Omit every picture, and retype the lines that run from the beginning of the data below through the line containing "var bpmTicks = [75, 100, 120, 150, 200, 300, 600];", inclusive.

** Recorded data **
----------
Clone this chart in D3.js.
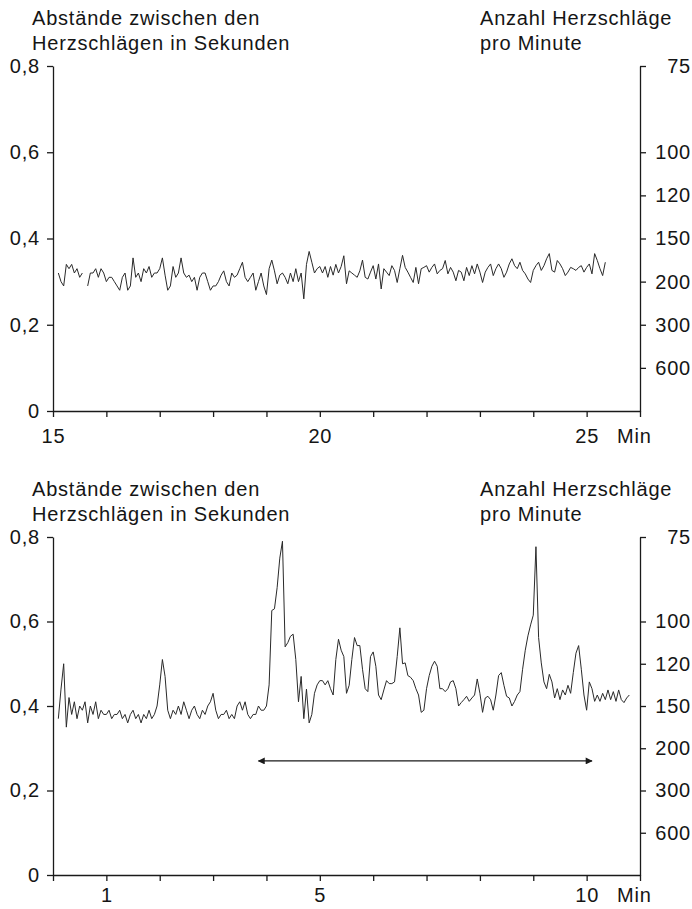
<!DOCTYPE html>
<html>
<head>
    <meta charset="utf-8">
    <title>Abstände zwischen den Herzschlägen</title>
    <script src="https://cdnjs.cloudflare.com/ajax/libs/d3/7.8.5/d3.min.js"></script>
</head>
<style>
    body {
        margin: 0;
        background: white;
    }
    svg text {
        font-family: "Liberation Sans", Arial, sans-serif;
        font-size: 20px;
        letter-spacing: 0.8px;
        fill: #151515;
    }
    .axis path, .axis line {
        stroke: #1a1a1a;
        stroke-width: 1.3;
    }
    .series {
        fill: none;
        stroke: #2a2a2a;
        stroke-width: 1;
        stroke-linejoin: round;
    }
</style>
<body>
    <div id="chart"></div>
    <script>
        // seconds between beats, ticks on the left axis
        var leftTicks = [0, 0.2, 0.4, 0.6, 0.8];
        // beats per minute shown on the right axis (placed at 60 / bpm seconds)
        var bpmTicks = [75, 100, 120, 150, 200, 300, 600];

        var titleLeft = ["Abstände zwischen den", "Herzschlägen in Sekunden"];
        var titleRight = ["Anzahl Herzschläge", "pro Minute"];

        // upper panel: minutes 15 - 26
        var topDomain = [15, 26];
        var topMinuteTicks = [15, 16, 17, 18, 19, 20, 21, 22, 23, 24, 25, 26];
        var topTickLabels = [15, 20, 25];
        var topStart = 15.1;   // first sample (min)
        var topStep = 0.05;    // sample spacing (min)
        var topValues = [
            0.32, 0.30, 0.29, 0.34, 0.33, 0.34, 0.32, 0.33, 0.31, 0.32,
            null,
            0.29, 0.32, 0.32, 0.33, 0.31, 0.33, 0.32, 0.30, 0.31, 0.31,
            0.30, 0.29, 0.28, 0.31, 0.32, 0.28, 0.29, 0.355, 0.31, 0.32,
            0.30, 0.33, 0.32, 0.335, 0.31, 0.32, 0.32, 0.33, 0.355, 0.315,
            0.28, 0.29, 0.335, 0.31, 0.32, 0.355, 0.32, 0.31, 0.315, 0.30,
            0.31, 0.28, 0.31, 0.32, 0.32, 0.30, 0.28, 0.29, 0.29, 0.30,
            0.315, 0.325, 0.30, 0.29, 0.32, 0.31, 0.315, 0.33, 0.345, 0.31,
            0.30, 0.31, 0.32, 0.28, 0.30, 0.32, 0.29, 0.27, 0.33, 0.35,
            0.325, 0.295, 0.315, 0.32, 0.31, 0.295, 0.32, 0.30, 0.33, 0.30,
            0.32, 0.26, 0.34, 0.37, 0.345, 0.32, 0.33, 0.335, 0.32, 0.335,
            0.31, 0.335, 0.315, 0.34, 0.32, 0.335, 0.36, 0.295, 0.325, 0.32,
            0.315, 0.31, 0.325, 0.35, 0.31,
            0.306, 0.322, 0.337, 0.306, 0.341, 0.283, 0.33, 0.322, 0.314, 0.337,
            0.326, 0.298, 0.33, 0.361, 0.333, 0.322, 0.31, 0.298, 0.333, 0.295,
            0.33, 0.333, 0.337, 0.322, 0.333, 0.341, 0.318, 0.326, 0.33, 0.349,
            0.318, 0.333, 0.322, 0.302, 0.326, 0.322, 0.302, 0.333, 0.314, 0.337,
            0.318, 0.341, 0.322, 0.298, 0.322, 0.333, 0.341, 0.314, 0.33, 0.341,
            0.33, 0.31, 0.322, 0.341, 0.353, 0.337, 0.33, 0.345, 0.326, 0.318,
            0.306, 0.298, 0.326, 0.337, 0.345, 0.326, 0.337, 0.353, 0.365, 0.326,
            0.322, 0.349, 0.341, 0.33, 0.314, 0.322, 0.333, 0.33, 0.326, 0.333,
            0.337, 0.322, 0.333, 0.341, 0.318, 0.365, 0.349, 0.33, 0.314, 0.345
        ];

        // lower panel: minutes 0 - 11
        var bottomDomain = [0, 11];
        var bottomMinuteTicks = [0, 1, 2, 3, 4, 5, 6, 7, 8, 9, 10, 11];
        var bottomTickLabels = [1, 5, 10];
        var bottomStart = 0.1;
        var bottomStep = 0.05;
        var bottomValues = [
            0.37, 0.44, 0.50, 0.35, 0.42, 0.38, 0.41, 0.37, 0.40, 0.39,
            0.41, 0.36, 0.40, 0.38, 0.41, 0.37, 0.39, 0.38, 0.38, 0.39,
            0.37, 0.38, 0.38, 0.39, 0.37, 0.38, 0.36, 0.38, 0.39, 0.37,
            0.38, 0.36, 0.38, 0.37, 0.39, 0.37, 0.38, 0.40, 0.45, 0.51,
            0.47, 0.39, 0.37, 0.39, 0.38, 0.40, 0.38, 0.41, 0.39, 0.37,
            0.39, 0.40, 0.38, 0.37, 0.39, 0.38, 0.40, 0.41, 0.43, 0.39,
            0.37, 0.38, 0.38, 0.39, 0.37, 0.38, 0.37, 0.40, 0.41, 0.39,
            0.41, 0.38, 0.37, 0.38, 0.38, 0.40, 0.39, 0.39, 0.40, 0.45,
            0.626, 0.63, 0.68, 0.75, 0.79, 0.54, 0.55, 0.565, 0.57, 0.51,
            0.41, 0.47, 0.37, 0.44, 0.36, 0.38, 0.43, 0.45, 0.46, 0.46,
            0.45, 0.46, 0.441, 0.426, 0.51, 0.558, 0.532, 0.517, 0.43, 0.449,
            0.51, 0.562, 0.543, 0.543, 0.487, 0.441, 0.434, 0.517, 0.528, 0.494,
            0.426, 0.415, 0.438, 0.46, 0.453, 0.453, 0.457, 0.517, 0.585, 0.50,
            0.502, 0.472, 0.468, 0.46, 0.441, 0.426, 0.385, 0.39, 0.441, 0.472,
            0.494, 0.506, 0.494, 0.441, 0.441, 0.434, 0.441, 0.457, 0.46, 0.441,
            0.40, 0.408, 0.415, 0.423, 0.411, 0.419, 0.426, 0.464, 0.43, 0.385,
            0.419, 0.423, 0.415, 0.39, 0.426, 0.472, 0.479, 0.449, 0.423, 0.419,
            0.40, 0.411, 0.426, 0.434, 0.487, 0.532, 0.566, 0.592, 0.615, 0.777,
            0.562, 0.502, 0.457, 0.441, 0.475, 0.457, 0.419, 0.441, 0.415, 0.438,
            0.426, 0.449, 0.43, 0.479, 0.525, 0.543, 0.487, 0.426, 0.39, 0.457,
            0.441, 0.411, 0.426, 0.411, 0.43, 0.415, 0.438, 0.415, 0.434, 0.411,
            0.438, 0.415, 0.408, 0.419, 0.426
        ];
        // double arrow under the lower trace (from, to in min; level in s)
        var arrowFrom = 3.85;
        var arrowTo = 10.1;
        var arrowLevel = 0.27;

        var width = 692;
        var height = 909;

        var svg = d3.select("#chart")
            .append("svg")
            .attr("width", width)
            .attr("height", height);

        var defs = svg.append("defs");
        defs.append("marker")
            .attr("id", "arrowhead")
            .attr("viewBox", "0 0 10 10")
            .attr("refX", 9)
            .attr("refY", 5)
            .attr("markerWidth", 9)
            .attr("markerHeight", 7)
            .attr("markerUnits", "userSpaceOnUse")
            .attr("orient", "auto-start-reverse")
            .append("path")
            .attr("d", "M0,0L10,5L0,10z")
            .attr("fill", "#1a1a1a");

        function commaFormat(d) {
            return d === 0 ? "0" : d3.format(".1f")(d).replace(".", ",");
        }

        function drawPanel(cfg) {
            var x = d3.scaleLinear().domain(cfg.domain).range([53, 640]);
            var y = d3.scaleLinear().domain([0, 0.8]).range([cfg.bottom, cfg.top]);
            var g = svg.append("g");

            // titles
            titleLeft.forEach(function(t, i) {
                g.append("text").attr("x", 32).attr("y", cfg.titleY + i * 25).text(t);
            });
            titleRight.forEach(function(t, i) {
                g.append("text").attr("x", 480).attr("y", cfg.titleY + i * 25).text(t);
            });

            // left axis
            g.append("g")
                .attr("class", "axis")
                .attr("transform", "translate(53,0)")
                .call(d3.axisLeft(y)
                    .tickValues(leftTicks)
                    .tickSize(6)
                    .tickSizeOuter(0)
                    .tickPadding(7)
                    .tickFormat(commaFormat));

            // right axis, beats per minute
            var right = g.append("g")
                .attr("class", "axis")
                .attr("transform", "translate(640,0)")
                .call(d3.axisRight(y)
                    .tickValues(bpmTicks.map(function(b) { return 60 / b; }))
                    .tickSize(6)
                    .tickSizeOuter(0)
                    .tickFormat(function(d, i) { return bpmTicks[i]; }));
            right.selectAll("text")
                .attr("x", 51)
                .attr("text-anchor", "end");

            // time axis
            g.append("g")
                .attr("class", "axis")
                .attr("transform", "translate(0," + cfg.bottom + ")")
                .call(d3.axisBottom(x)
                    .tickValues(cfg.minuteTicks)
                    .tickSize(6)
                    .tickSizeOuter(0)
                    .tickPadding(cfg.labelPad)
                    .tickFormat(function(d) {
                        return cfg.tickLabels.indexOf(d) >= 0 ? d : "";
                    }));

            g.selectAll(".axis text")
                .attr("font-family", null)
                .attr("font-size", null)
                .attr("fill", null);

            g.append("text")
                .attr("x", 617)
                .attr("y", cfg.bottom + 6 + cfg.labelPad)
                .attr("dy", "0.71em")
                .text("Min");

            // trace
            var points = cfg.values.map(function(v, i) {
                return { t: cfg.start + i * cfg.step, v: v };
            });
            var line = d3.line()
                .defined(function(d) { return d.v !== null; })
                .x(function(d) { return x(d.t); })
                .y(function(d) { return y(d.v); });
            g.append("path")
                .datum(points)
                .attr("class", "series")
                .attr("d", line);

            return { x: x, y: y, g: g };
        }

        drawPanel({
            domain: topDomain,
            minuteTicks: topMinuteTicks,
            tickLabels: topTickLabels,
            start: topStart,
            step: topStep,
            values: topValues,
            titleY: 25,
            top: 66,
            bottom: 411,
            labelPad: 12
        });

        var lower = drawPanel({
            domain: bottomDomain,
            minuteTicks: bottomMinuteTicks,
            tickLabels: bottomTickLabels,
            start: bottomStart,
            step: bottomStep,
            values: bottomValues,
            titleY: 496,
            top: 537,
            bottom: 875,
            labelPad: 7
        });

        lower.g.append("line")
            .attr("x1", lower.x(arrowFrom))
            .attr("x2", lower.x(arrowTo))
            .attr("y1", lower.y(arrowLevel))
            .attr("y2", lower.y(arrowLevel))
            .attr("stroke", "#1a1a1a")
            .attr("stroke-width", 1.3)
            .attr("marker-start", "url(#arrowhead)")
            .attr("marker-end", "url(#arrowhead)");
    </script>
</body>
</html>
----------
** Final result **
Clone this chart in D3.js.
<!DOCTYPE html>
<html>
<head>
    <meta charset="utf-8">
    <title>Abstände zwischen den Herzschlägen</title>
    <script src="https://cdnjs.cloudflare.com/ajax/libs/d3/7.8.5/d3.min.js"></script>
</head>
<style>
    body {
        margin: 0;
        background: white;
    }
    svg text {
        font-family: "Liberation Sans", Arial, sans-serif;
        font-size: 20px;
        letter-spacing: 0.8px;
        fill: #151515;
    }
    .axis path, .axis line {
        stroke: #1a1a1a;
        stroke-width: 1.3;
    }
    .series {
        fill: none;
        stroke: #2a2a2a;
        stroke-width: 1;
        stroke-linejoin: round;
    }
</style>
<body>
    <div id="chart"></div>
    <script>
        // seconds between beats, ticks on the left axis
        var leftTicks = [0, 0.2, 0.4, 0.6, 0.8];
        // beats per minute shown on the right axis (placed at 60 / bpm seconds)
        var bpmTicks = [75, 100, 120, 150, 200, 300, 600];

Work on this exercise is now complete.